SLB: I think the idea, again, is to get the most information about a student and understand that students are more than one thing. They’re more than their race, they’re more than what sport they play, they’re more than their grades. And again, it’s getting at these multiple identities. To be very clear, we have no intention of breaking the law. And our goal is to abide by the decision. But I also believe in making sure that we have different kinds of people, with different beliefs and views on campus, and that they can push against each other.
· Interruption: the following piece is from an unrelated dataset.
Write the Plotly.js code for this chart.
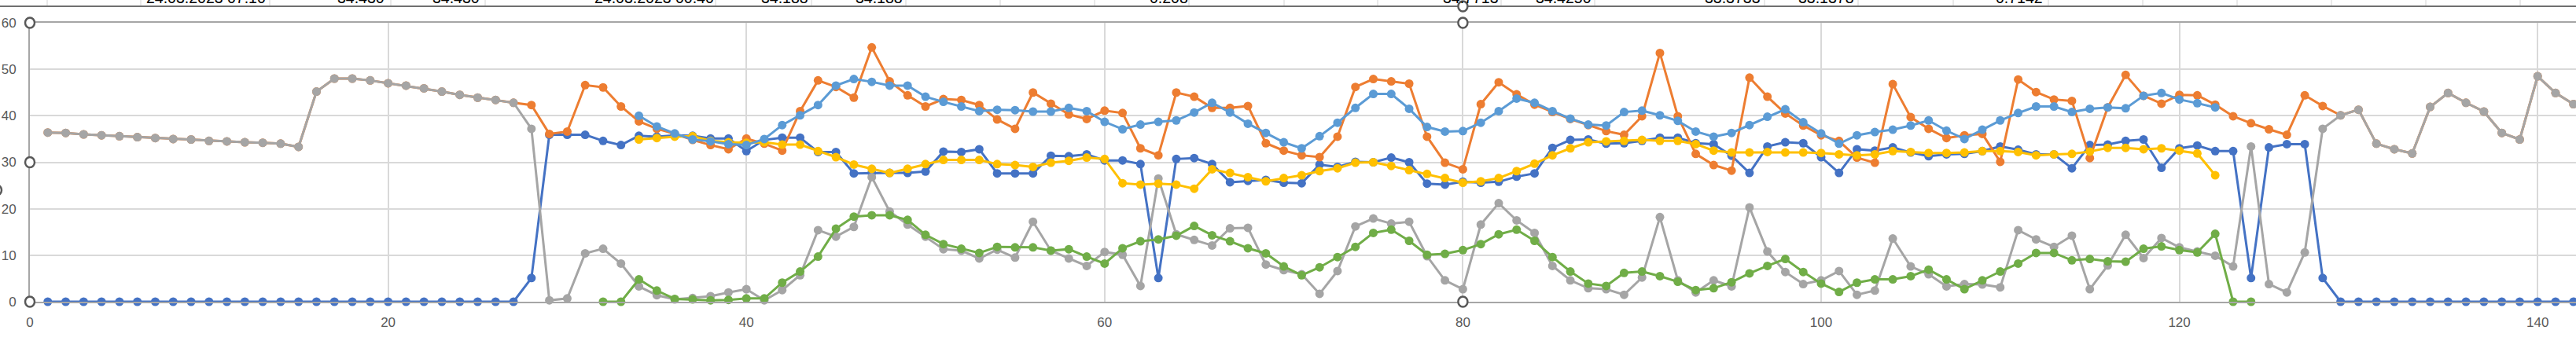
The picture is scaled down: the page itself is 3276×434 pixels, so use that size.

In July, researchers from Opportunity Insights published a study which detailed inequity in college admissions. The study found that children of the wealthy are disproportionately admitted to elite schools, including Dartmouth, when compared to equally qualified students from poor families. Does Dartmouth conduct what some in the media have labeled affirmative action for the wealthy?
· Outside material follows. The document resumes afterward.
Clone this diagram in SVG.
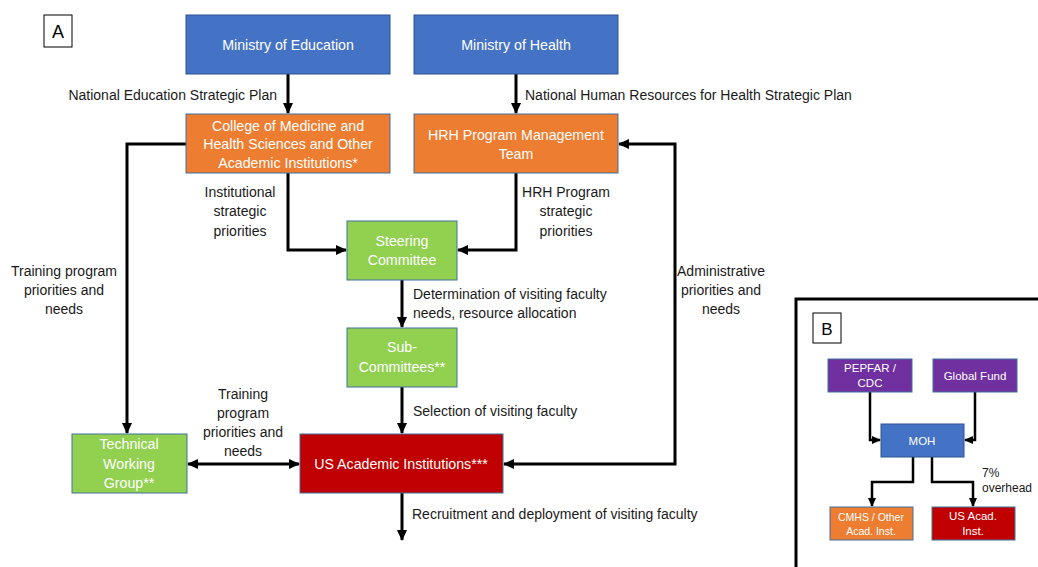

SLB: Dartmouth does a holistic application process. We’re looking for students from a variety of backgrounds. We do consider, as one part of a student's application, their connection to the institution. We look at many different factors. Legacy — having a parent who has been an undergraduate at the institution — is considered along with many different factors in thinking about who will make up our class.
How much of a role should that play in determining who gets in? What role does legacy status play in terms of a student who arrives here on campus?
SLB: It’s a really interesting question. People can have very different views about this. And it’s hard, right? I mean, we’re talking a lot about it. You know, I think that, again, as I’ve said before, the goal is to create the kind of diverse student body with different experiences and insights that allow people to push against each other, allow us to think in different ways. And there are lots of ways to do that. But thinking about one’s adversity growing up, to one’s connections to the institution and the historical relationship at times, are both aspects of that.
Students who have that connection bring something powerful in terms of their history and knowledge — students who don’t have that connection also bring very powerful things. The idea is that we're bringing different people to the table. One thing that I think is also important to note about legacy at Dartmouth is that in the Class of 2027, 30% of our legacies are students of color.
Finally, is there anything you would like to share that we haven’t covered in terms of where you see your presidency going?
SLB: I mean, it’s early days — just two months. What I can say is that I’m even more convinced than ever that Dartmouth is a really special place. The students, the community, this bond for life. And I think we have an opportunity — and really, we have a responsibility — to create the kind of leaders that will go out and have a positive impact on the world, and to create the kind of knowledge that’s going to make our nation and this world a better place.
The responses in this interview have been edited for length and clarity.